For me it was also important to recognize a good player, as my son was banned from just about every server he played on, he's just freaking good. This is an old clip I made proving an accused cheater was really just a good player. http://www.youtube.com/watch?v...
But just goes to show just how hard it is to nail a cheater. What one thinks is a cheat, is another being very good.
IDKFA was more than a phrase, it's how I started my games. http://www.gamefaqs.com/ is my source of faq's and other unknown tricks of a game.
My son brought me into CoD, he's good, and cheat free. I not only set an example by following his lead but I see no sense in cheating in these types of games and honestly I'm one that would benefit from doing so. I'm not a good shooter, if in an engagement I'll almost always lose be in on foot, armor, or aircraft. (were talking CoD or BF3).

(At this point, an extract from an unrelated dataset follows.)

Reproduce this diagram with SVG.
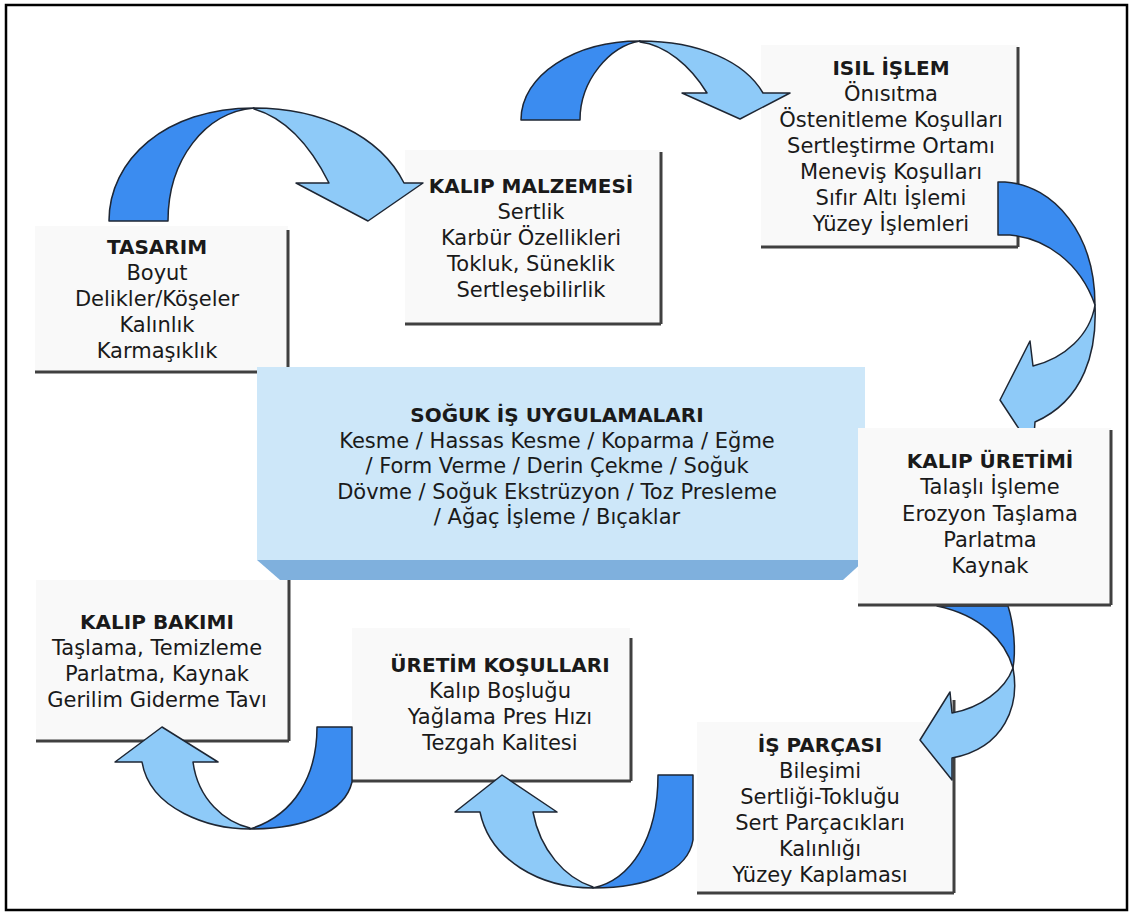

I have a lot of BF3 friends and know a few cheat on the sly. Coming over a hill from an obscure direction (jet crashed) when one of my friends picked me off, it was slick and shouldn't of happened. They knew me after the kill and I figure they knew they had been caught, but I said nothing.
Even if I were to turn them in nothing shows they were cheating, they maintain an approvalable battle record.

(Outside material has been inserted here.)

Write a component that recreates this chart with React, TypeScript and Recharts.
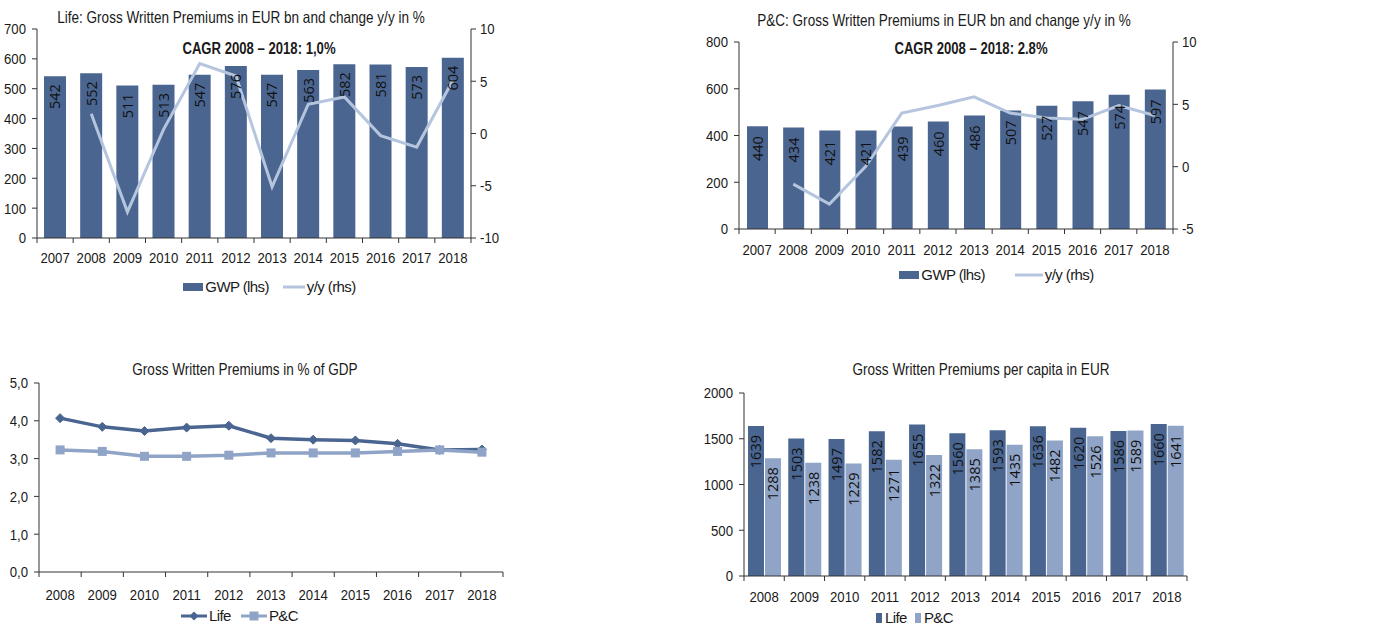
import React from 'react';
import {
  ComposedChart, BarChart, LineChart, Bar, Line, XAxis, YAxis, Legend, LabelList,
} from 'recharts';

// ---------- data ----------
const yearsA = ['2007', '2008', '2009', '2010', '2011', '2012', '2013', '2014', '2015', '2016', '2017', '2018'];
const lifeGwp = [542, 552, 511, 513, 547, 576, 547, 563, 582, 581, 573, 604];
const lifeYy: (number | null)[] = [null, 1.9, -7.5, 0.4, 6.7, 5.5, -5.1, 2.8, 3.5, -0.2, -1.3, 5.1];
const pcGwp = [440, 434, 421, 421, 439, 460, 486, 507, 527, 547, 574, 597];
const pcYy: (number | null)[] = [null, -1.4, -3.0, 0.0, 4.3, 4.9, 5.6, 4.3, 3.9, 3.8, 4.9, 4.1];

const yearsB = ['2008', '2009', '2010', '2011', '2012', '2013', '2014', '2015', '2016', '2017', '2018'];
const gdpLife = [4.07, 3.84, 3.73, 3.82, 3.87, 3.54, 3.5, 3.48, 3.39, 3.23, 3.24];
const gdpPc = [3.23, 3.19, 3.06, 3.06, 3.09, 3.15, 3.15, 3.15, 3.19, 3.23, 3.17];
const capLife = [1639, 1503, 1497, 1582, 1655, 1560, 1593, 1636, 1620, 1586, 1660];
const capPc = [1288, 1238, 1229, 1271, 1322, 1385, 1435, 1482, 1526, 1589, 1641];

const lifeLeftTicks = [0, 100, 200, 300, 400, 500, 600, 700];
const lifeRightTicks = [-10, -5, 0, 5, 10];
const pcLeftTicks = [0, 200, 400, 600, 800];
const pcRightTicks = [-5, 0, 5, 10];
const gdpTicks = [0, 1, 2, 3, 4, 5];
const capTicks = [0, 500, 1000, 1500, 2000];

const lifeData = yearsA.map((y, i) => ({ year: y, gwp: lifeGwp[i], yy: lifeYy[i] }));
const pcData = yearsA.map((y, i) => ({ year: y, gwp: pcGwp[i], yy: pcYy[i] }));
const gdpData = yearsB.map((y, i) => ({ year: y, life: gdpLife[i], pc: gdpPc[i] }));
const capData = yearsB.map((y, i) => ({ year: y, life: capLife[i], pc: capPc[i] }));

// ---------- styles ----------
const FONT = "'Liberation Sans', Arial, sans-serif";
const LABEL_FONT = "'Open Sans', sans-serif";
const AXIS = '#333333';
const DARK = '#4a6590';
const LIGHT = '#8fa4c6';
const YY = '#b5c5de';
const TXT = '#1a1a1a';
const SQUEEZE = 0.85;

const makeXTick = (step: number, n: number, dy: number) => (props: any) => {
  const { x, y, payload, index } = props;
  return (
    <g>
      <line x1={x - step / 2} x2={x - step / 2} y1={y} y2={y + 5} stroke={AXIS} />
      {index === n - 1 && <line x1={x + step / 2} x2={x + step / 2} y1={y} y2={y + 5} stroke={AXIS} />}
      <text x={x} y={y + dy} textAnchor="middle" dominantBaseline="central" fontFamily={FONT} fontSize={15.5} fill={TXT}
        style={{ transform: `scaleX(${SQUEEZE})`, transformBox: 'fill-box', transformOrigin: 'center' } as any}>
        {payload.value}
      </text>
    </g>
  );
};

const makeYTick = (anchor: 'start' | 'end', fmt?: (v: number) => string) => (props: any) => {
  const { x, y, payload } = props;
  const v = fmt ? fmt(payload.value) : String(payload.value);
  return (
    <text x={x} y={y} textAnchor={anchor} dominantBaseline="central" fontFamily={FONT} fontSize={15.5} fill={TXT}
      style={{ transform: `scaleX(${SQUEEZE})`, transformBox: 'fill-box', transformOrigin: anchor === 'end' ? 'right center' : 'left center' } as any}>
      {v}
    </text>
  );
};

const makeRotLabel = (offset: number) => (props: any) => {
  const { x, y, width, value } = props;
  const cx = Number(x) + Number(width) / 2;
  const ty = Number(y) + offset;
  return (
    <text x={cx} y={ty} transform={`rotate(-90 ${cx} ${ty})`} textAnchor="end" dominantBaseline="central"
      fontFamily={LABEL_FONT} fontSize={14.5} fill="#111">
      {value}
    </text>
  );
};

const Diamond = (props: any) => {
  const { cx, cy } = props;
  if (cx == null || cy == null) return null;
  const r = 4.5;
  return <path d={`M${cx},${cy - r}L${cx + r},${cy}L${cx},${cy + r}L${cx - r},${cy}Z`} fill={DARK} stroke={DARK} />;
};
const Square = (props: any) => {
  const { cx, cy } = props;
  if (cx == null || cy == null) return null;
  const s = 9;
  return <rect x={cx - s / 2} y={cy - s / 2} width={s} height={s} fill={LIGHT} />;
};

type IconKind = 'rect' | 'smallrect' | 'line' | 'line28' | 'diamond' | 'square';
const Icon = ({ kind, color }: { kind: IconKind; color: string }) => {
  if (kind === 'rect') return <svg width={20} height={10}><rect x={0} y={1} width={20} height={8} fill={color} /></svg>;
  if (kind === 'smallrect') return <svg width={7} height={12}><rect x={0} y={1} width={6} height={10} fill={color} /></svg>;
  if (kind === 'line') return <svg width={22} height={10}><line x1={0} x2={22} y1={5} y2={5} stroke={color} strokeWidth={3} /></svg>;
  if (kind === 'line28') return <svg width={28} height={10}><line x1={0} x2={28} y1={5} y2={5} stroke={color} strokeWidth={3} /></svg>;
  if (kind === 'diamond')
    return <svg width={26} height={12}><line x1={0} x2={26} y1={6} y2={6} stroke={color} strokeWidth={3} /><path d="M13,1.5L17.5,6L13,10.5L8.5,6Z" fill={color} /></svg>;
  return <svg width={26} height={12}><line x1={0} x2={26} y1={6} y2={6} stroke={color} strokeWidth={3} /><rect x={8.5} y={1.5} width={9} height={9} fill={color} /></svg>;
};

const makeLegend = (icons: Record<string, IconKind>, shift: number, height: number, gap: number) => (props: any) => {
  const payload = props.payload || [];
  return (
    <div style={{ display: 'flex', justifyContent: 'center', alignItems: 'center', height, transform: `translateX(${shift}px)`, gap }}>
      {payload.map((p: any) => (
        <div key={p.dataKey} style={{ display: 'flex', alignItems: 'center', gap: 2 }}>
          <Icon kind={icons[p.dataKey]} color={p.color} />
          <span style={{ fontFamily: FONT, fontSize: 15, color: TXT, letterSpacing: '-0.6px', lineHeight: '16px' }}>{p.value}</span>
        </div>
      ))}
    </div>
  );
};

const Title = ({ cx, cy, text, bold }: { cx: number; cy: number; text: string; bold?: boolean }) => (
  <div style={{
    position: 'absolute', left: cx - 300, top: cy - 10, width: 600, height: 20, lineHeight: '20px', textAlign: 'center',
    fontFamily: FONT, fontSize: bold ? 16 : 16.5, fontWeight: bold ? 700 : 400, color: TXT, whiteSpace: 'nowrap',
    transform: `scaleX(${bold ? 0.82 : 0.82})`,
  }}>{text}</div>
);

const gdpFmt = (v: number) => v.toFixed(1).replace('.', ',');

// ---------- charts ----------
const LifeChart = () => (
  <ComposedChart width={520} height={301} data={lifeData} margin={{ top: 29, right: 9, left: 0, bottom: 0 }}>
    <XAxis dataKey="year" xAxisId="x" height={35} interval={0} tickLine={false} tickSize={0} tickMargin={0}
      stroke={AXIS} tick={makeXTick(434 / 12, 12, 20)} />
    <YAxis yAxisId="l" width={37} domain={[0, 700]} ticks={lifeLeftTicks} interval={0} stroke={AXIS}
      tickSize={5} tickMargin={6} tick={makeYTick('end')} />
    <YAxis yAxisId="r" orientation="right" width={40} domain={[-10, 10]} ticks={lifeRightTicks} interval={0} stroke={AXIS}
      tickSize={5} tickMargin={4} tick={makeYTick('start')} />
    <Legend verticalAlign="bottom" height={28} content={makeLegend({ gwp: 'rect', yy: 'line' }, 14, 28, 14)} />
    <Bar xAxisId="x" yAxisId="l" dataKey="gwp" name="GWP (lhs)" fill={DARK} barSize={22} isAnimationActive={false}>
      <LabelList dataKey="gwp" content={makeRotLabel(8)} />
    </Bar>
    <Line xAxisId="x" yAxisId="r" dataKey="yy" name="y/y (rhs)" stroke={YY} strokeWidth={3} dot={false}
      connectNulls={false} isAnimationActive={false} />
  </ComposedChart>
);

const PcChart = () => (
  <ComposedChart width={520} height={288} data={pcData} margin={{ top: 42, right: 7, left: 0, bottom: 0 }}>
    <XAxis dataKey="year" xAxisId="x" height={33} interval={0} tickLine={false} tickSize={0} tickMargin={0}
      stroke={AXIS} tick={makeXTick(434 / 12, 12, 21)} />
    <YAxis yAxisId="l" width={49} domain={[0, 800]} ticks={pcLeftTicks} interval={0} stroke={AXIS}
      tickSize={5} tickMargin={6} tick={makeYTick('end')} />
    <YAxis yAxisId="r" orientation="right" width={30} domain={[-5, 10]} ticks={pcRightTicks} interval={0} stroke={AXIS}
      tickSize={5} tickMargin={4} tick={makeYTick('start')} />
    <Legend verticalAlign="bottom" height={26} content={makeLegend({ gwp: 'rect', yy: 'line28' }, 50, 26, 30)} />
    <Bar xAxisId="x" yAxisId="l" dataKey="gwp" name="GWP (lhs)" fill={DARK} barSize={21} isAnimationActive={false}>
      <LabelList dataKey="gwp" content={makeRotLabel(10)} />
    </Bar>
    <Line xAxisId="x" yAxisId="r" dataKey="yy" name="y/y (rhs)" stroke={YY} strokeWidth={3} dot={false}
      isAnimationActive={false} />
  </ComposedChart>
);

const GdpChart = () => (
  <LineChart width={520} height={276} data={gdpData} margin={{ top: 33, right: 17, left: 0, bottom: 0 }}>
    <XAxis dataKey="year" scale="band" height={34} interval={0} tickLine={false} tickSize={0} tickMargin={0}
      stroke={AXIS} tick={makeXTick(464 / 11, 11, 23)} />
    <YAxis width={39} domain={[0, 5]} ticks={gdpTicks} interval={0} stroke={AXIS} tickSize={5} tickMargin={6}
      tick={makeYTick('end', gdpFmt)} />
    <Legend verticalAlign="bottom" height={20} content={makeLegend({ life: 'diamond', pc: 'square' }, -12, 20, 10)} />
    <Line dataKey="life" name="Life" stroke={DARK} strokeWidth={3.5} dot={<Diamond />} isAnimationActive={false} />
    <Line dataKey="pc" name="P&C" stroke={LIGHT} strokeWidth={3.5} dot={<Square />} isAnimationActive={false} />
  </LineChart>
);

const CapChart = () => (
  <BarChart width={520} height={277} data={capData} margin={{ top: 43, right: 23, left: 0, bottom: 0 }} barGap={1}>
    <XAxis dataKey="year" height={33} interval={0} tickLine={false} tickSize={0} tickMargin={0}
      stroke={AXIS} tick={makeXTick(443 / 11, 11, 21)} />
    <YAxis width={54} domain={[0, 2000]} ticks={capTicks} interval={0} stroke={AXIS} tickSize={5} tickMargin={6}
      tick={makeYTick('end')} />
    <Legend verticalAlign="bottom" height={18} content={makeLegend({ life: 'smallrect', pc: 'smallrect' }, -24, 18, 8)} />
    <Bar dataKey="life" name="Life" fill={DARK} barSize={16} isAnimationActive={false}>
      <LabelList dataKey="life" content={makeRotLabel(9)} />
    </Bar>
    <Bar dataKey="pc" name="P&C" fill={LIGHT} barSize={16} isAnimationActive={false}>
      <LabelList dataKey="pc" content={makeRotLabel(9)} />
    </Bar>
  </BarChart>
);

export default function App() {
  return (
    <div style={{ position: 'absolute', left: 0, top: 0, width: 1377, height: 627, background: '#fff', overflow: 'hidden' }}>
      <div style={{ position: 'absolute', left: 0, top: 0 }}><LifeChart /></div>
      <div style={{ position: 'absolute', left: 690, top: 0 }}><PcChart /></div>
      <div style={{ position: 'absolute', left: 0, top: 350 }}><GdpChart /></div>
      <div style={{ position: 'absolute', left: 690, top: 350 }}><CapChart /></div>
      <Title cx={241} cy={17} text="Life: Gross Written Premiums in EUR bn and change y/y in %" />
      <Title cx={259} cy={49} text="CAGR 2008 – 2018: 1,0%" bold />
      <Title cx={944} cy={20} text="P&C: Gross Written Premiums in EUR bn and change y/y in %" />
      <Title cx={971} cy={49} text="CAGR 2008 – 2018: 2.8%" bold />
      <Title cx={245} cy={369} text="Gross Written Premiums in % of GDP" />
      <Title cx={981} cy={369} text="Gross Written Premiums per capita in EUR" />
    </div>
  );
}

I say this affirming the fact that some are cheating but not for progression, or any spectacular Rambo stuff. Just doing so in the back ground gaining very little from it.
Definitely going to check that one out, I remember playing it when the crew first developed it, and I thought it was probably the best "war-sim" FPS out there at the time.

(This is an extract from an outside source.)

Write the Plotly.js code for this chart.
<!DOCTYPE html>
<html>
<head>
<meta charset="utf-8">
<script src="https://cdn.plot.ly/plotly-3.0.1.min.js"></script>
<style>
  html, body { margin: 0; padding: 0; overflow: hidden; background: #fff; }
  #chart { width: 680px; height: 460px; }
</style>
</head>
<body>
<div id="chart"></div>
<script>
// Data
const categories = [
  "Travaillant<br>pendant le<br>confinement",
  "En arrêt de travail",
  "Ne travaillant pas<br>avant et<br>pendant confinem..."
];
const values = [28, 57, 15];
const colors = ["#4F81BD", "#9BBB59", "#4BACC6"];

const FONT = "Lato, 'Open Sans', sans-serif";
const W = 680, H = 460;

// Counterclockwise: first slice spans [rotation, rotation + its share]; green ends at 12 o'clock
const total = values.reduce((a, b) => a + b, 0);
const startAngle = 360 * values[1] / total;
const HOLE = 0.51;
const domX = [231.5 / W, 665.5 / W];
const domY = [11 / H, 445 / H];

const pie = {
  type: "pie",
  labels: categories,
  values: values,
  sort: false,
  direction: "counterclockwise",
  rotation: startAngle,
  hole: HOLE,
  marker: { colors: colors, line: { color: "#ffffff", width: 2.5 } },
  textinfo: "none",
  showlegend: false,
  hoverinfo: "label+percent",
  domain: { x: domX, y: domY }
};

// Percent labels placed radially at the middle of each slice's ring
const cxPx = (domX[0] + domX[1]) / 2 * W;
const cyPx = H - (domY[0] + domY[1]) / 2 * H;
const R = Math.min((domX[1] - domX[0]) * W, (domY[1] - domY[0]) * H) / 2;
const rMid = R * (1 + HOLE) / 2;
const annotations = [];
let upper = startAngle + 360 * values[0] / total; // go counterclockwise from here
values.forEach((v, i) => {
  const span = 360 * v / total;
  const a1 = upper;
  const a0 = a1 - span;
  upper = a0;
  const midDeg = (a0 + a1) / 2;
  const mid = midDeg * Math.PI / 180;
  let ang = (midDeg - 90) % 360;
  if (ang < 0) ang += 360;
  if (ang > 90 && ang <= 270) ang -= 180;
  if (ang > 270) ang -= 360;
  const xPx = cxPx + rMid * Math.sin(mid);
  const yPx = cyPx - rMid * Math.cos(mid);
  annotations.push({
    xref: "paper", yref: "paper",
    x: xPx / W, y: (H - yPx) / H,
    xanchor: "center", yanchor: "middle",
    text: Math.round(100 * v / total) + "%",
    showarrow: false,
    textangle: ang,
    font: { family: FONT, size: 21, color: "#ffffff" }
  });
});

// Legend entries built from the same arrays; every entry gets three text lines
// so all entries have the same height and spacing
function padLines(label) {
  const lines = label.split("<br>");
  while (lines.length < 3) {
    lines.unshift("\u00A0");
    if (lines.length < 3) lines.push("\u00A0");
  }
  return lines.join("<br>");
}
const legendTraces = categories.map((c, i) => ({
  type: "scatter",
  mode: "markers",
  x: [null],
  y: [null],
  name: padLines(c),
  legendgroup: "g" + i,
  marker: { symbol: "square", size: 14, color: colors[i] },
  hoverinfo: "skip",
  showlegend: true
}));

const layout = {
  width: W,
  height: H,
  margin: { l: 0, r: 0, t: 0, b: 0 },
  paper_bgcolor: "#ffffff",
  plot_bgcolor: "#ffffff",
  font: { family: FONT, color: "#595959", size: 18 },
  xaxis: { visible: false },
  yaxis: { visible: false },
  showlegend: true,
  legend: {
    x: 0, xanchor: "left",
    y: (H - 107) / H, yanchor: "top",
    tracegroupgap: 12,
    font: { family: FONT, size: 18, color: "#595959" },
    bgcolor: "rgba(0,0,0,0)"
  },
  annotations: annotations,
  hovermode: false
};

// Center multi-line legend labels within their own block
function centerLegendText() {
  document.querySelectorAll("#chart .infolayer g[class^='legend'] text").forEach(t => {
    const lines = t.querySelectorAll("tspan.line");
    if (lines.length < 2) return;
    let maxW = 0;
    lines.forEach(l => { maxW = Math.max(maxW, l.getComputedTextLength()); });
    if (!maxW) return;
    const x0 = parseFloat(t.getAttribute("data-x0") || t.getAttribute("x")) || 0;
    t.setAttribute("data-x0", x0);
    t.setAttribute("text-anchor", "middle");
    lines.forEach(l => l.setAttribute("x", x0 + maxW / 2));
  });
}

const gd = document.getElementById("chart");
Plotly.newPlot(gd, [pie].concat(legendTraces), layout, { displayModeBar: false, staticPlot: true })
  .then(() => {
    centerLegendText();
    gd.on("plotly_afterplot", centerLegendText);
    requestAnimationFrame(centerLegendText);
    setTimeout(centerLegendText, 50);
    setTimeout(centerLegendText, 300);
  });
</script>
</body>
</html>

Side note regarding Steam - I'm really digging how they've embraced the modder community by folding them in as full (for lack of a better term) games - Just Cause 2 MP being another of my favorite examples.
An enigma, wrapped in a riddle, shrouded in bacon and cheese
Valve has always understood the long tail. Ubisoft/EA is the complete opposite of Valve -- smegging clueless about what customers want.
Ubisoft: We'll sell you same shit year after year. Map editor? Mods? 4+ coop support? Begone because "obviously" _everyone_ pirates our game; we have complete and utter contempt for our PC players even though they helped build our company before we could do shitty PC ports!
Valve: Here are yearly dirt-cheap sales so you can play with your friends. You can run your own server -- most of our games have an in-game server browser. Here is a map editor too so you can guys make your own maps! The team behind L4D's custom campaign "I hate Mountains" even had Valve record new voice lines! That custom campaign is extremely well-done!
Basically, Valve respects their customers; other large publishers treat them like a resource to be exploited.